As published in The County Times (countytimes.somd.com)
By Ronald N. Guy Jr.
Foiled by a crashed ticket service (nameless, for now,
to protect the guilty) last fall, and with time slipping away, the prospects
seemed bleak. There was still a way
through the gate, but the cost resembled a mortgage payment, not a few hours of
entertainment. Two young hearts weren’t
broken, but with time running out and no viable options, they braced for disappointment.
Then light fought through the clouds.
“Dad, I just got a ticket notification…what do I
do?” “Where?”, I asked. “Philly…on Saturday night. The tickets are still a lot…oh, and we have
four minutes to decide”, said my daughter.
Let me offer a couple things. First, “a lot” was a A LOT less than I had
been tracking on the secondary market, so this flicker of hope had my
attention. But it came out of
nowhere. The four minutes to decide were
trimmed to two-and-a-half once my slowing, middle-age brain processed this
unexpected possibility and the adrenaline it stoked. Pressure.
With no idea if this date worked for our family, no hotel, no clue if
that other fragile heart I mentioned was available or could get from school in Boston
to Philly, I gave my daughter the go-ahead.
Details, details. Two dreams were
on the line. “No” or “Let me think about
it” weren’t on the menu. “Yes” was the
only option.
And that’s how my daughter and niece, after months of
struggle, researching, checking and crying (lots and lots of crying), survived
Ticketmaster’s debacle and scored seats to Taylor Swift’s concert.

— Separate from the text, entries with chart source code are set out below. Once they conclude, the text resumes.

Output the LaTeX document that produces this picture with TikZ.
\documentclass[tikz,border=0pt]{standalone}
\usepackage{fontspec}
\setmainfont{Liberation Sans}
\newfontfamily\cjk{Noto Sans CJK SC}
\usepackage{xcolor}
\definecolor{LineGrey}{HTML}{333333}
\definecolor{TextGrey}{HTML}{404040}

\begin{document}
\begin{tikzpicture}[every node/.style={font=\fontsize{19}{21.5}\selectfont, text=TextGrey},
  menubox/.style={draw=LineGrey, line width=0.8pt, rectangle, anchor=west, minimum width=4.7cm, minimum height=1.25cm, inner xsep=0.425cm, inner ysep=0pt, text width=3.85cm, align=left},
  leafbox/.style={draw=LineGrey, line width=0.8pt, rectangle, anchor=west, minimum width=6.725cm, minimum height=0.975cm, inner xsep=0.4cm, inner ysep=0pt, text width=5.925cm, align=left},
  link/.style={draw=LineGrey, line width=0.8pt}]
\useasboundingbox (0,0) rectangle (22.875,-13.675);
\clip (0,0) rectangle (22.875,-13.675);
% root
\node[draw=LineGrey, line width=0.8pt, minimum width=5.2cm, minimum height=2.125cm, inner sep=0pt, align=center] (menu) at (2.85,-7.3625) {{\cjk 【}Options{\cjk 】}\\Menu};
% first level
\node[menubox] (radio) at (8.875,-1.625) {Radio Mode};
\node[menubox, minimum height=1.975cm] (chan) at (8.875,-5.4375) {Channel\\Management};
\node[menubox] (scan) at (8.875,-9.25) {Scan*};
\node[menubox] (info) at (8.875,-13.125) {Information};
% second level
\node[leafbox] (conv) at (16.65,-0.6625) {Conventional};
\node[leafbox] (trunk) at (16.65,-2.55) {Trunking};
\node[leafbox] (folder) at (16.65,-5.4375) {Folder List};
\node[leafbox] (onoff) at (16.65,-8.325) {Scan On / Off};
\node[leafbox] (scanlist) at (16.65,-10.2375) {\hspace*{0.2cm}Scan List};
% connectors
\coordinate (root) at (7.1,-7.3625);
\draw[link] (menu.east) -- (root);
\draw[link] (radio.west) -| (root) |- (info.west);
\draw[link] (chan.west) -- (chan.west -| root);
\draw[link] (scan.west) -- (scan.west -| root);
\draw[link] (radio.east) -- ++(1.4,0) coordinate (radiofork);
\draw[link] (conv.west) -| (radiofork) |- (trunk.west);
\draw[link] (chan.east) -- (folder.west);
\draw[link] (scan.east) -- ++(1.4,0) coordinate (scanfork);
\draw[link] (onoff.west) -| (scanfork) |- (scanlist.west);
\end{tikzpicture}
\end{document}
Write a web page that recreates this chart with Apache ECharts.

In the end, all those unknowns worked out just fine –
the drive to Philadelphia, my niece’s availability and train from Boston, the
two hours of prep (two hours!) the ladies needed before the concert and finding
our way through the maze of Swifties. On
the drive home, one word dominated my thoughts: moments. All that struggle, all the worry, the time,
the cost: none of it mattered now. Those
two young ladies (besties) had a moment together, one that created a precious,
lifetime memory. Priceless stuff.
With the sale of the Washington Commanders moving closer
to completion, long-suffering fans of the Burgundy and Gold are starting to view
the future through a decidedly different lens.
At the very least, prospective owner Josh Harris seems capable of
building a professional organization that fans can be proud to root for
again. And what if the team wins? Regularly.
Can you imagine? Maybe, maybe not
(you to be at least 40-years-old to remember when this franchise had sustained
success). I can…and it was
glorious. At its peak, the team cut
through every petty difference even a town like Washington, D.C. and its
surrounding region could muster – a razor sharp knife through buttery political
sludge.
From 1981 into the early 1990s, D.C. had a football
moment. The scramble for tickets, the
pre-game prep, the euphoria of the event, the absolute and unqualified
togetherness of those wearing the colors – it was very similar to a Taylor
Swift concert. Wins put a spring in your
step all week. Loses hurt until at least
Wednesday. And then, as Swift says in
her song “August”, it all “…slipped away into a moment in time.”
It can happen again.
The Caps hoisted the Stanley Cup in 2018. The Nats had their World Series moment in
2019. Sometimes moments are more like
“Eras” (see what I did there, Swifties?).
The Pittsburgh Steelers of the 1970s.
Duke basketball. The Packers of
the 1960s, then with Brett Favre and Aaron Rodgers. Serena Williams and Roger Federer. Michael Jordan’s Chicago Bulls. Alabama football – with Paul “Bear” Bryant
and now with Nick Saban. The Tom
Brady-Bill Belichick Patriots.
Dan Snyder broke us: we concluded (correctly) that nothing good would come from his ownership. Josh Harris and his ownership team haven’t made a single football move yet. They haven’t even officially assumed the helm of the Commanders. But maybe the phoenix (Harris) will rise from the ashes (Snyder) – that’s the prevailing feeling now. Harris has allowed us to dream again. And if that Taylor Swift experience proved anything, it was that a dream, held onto tightly, can produce an unforgettable moment.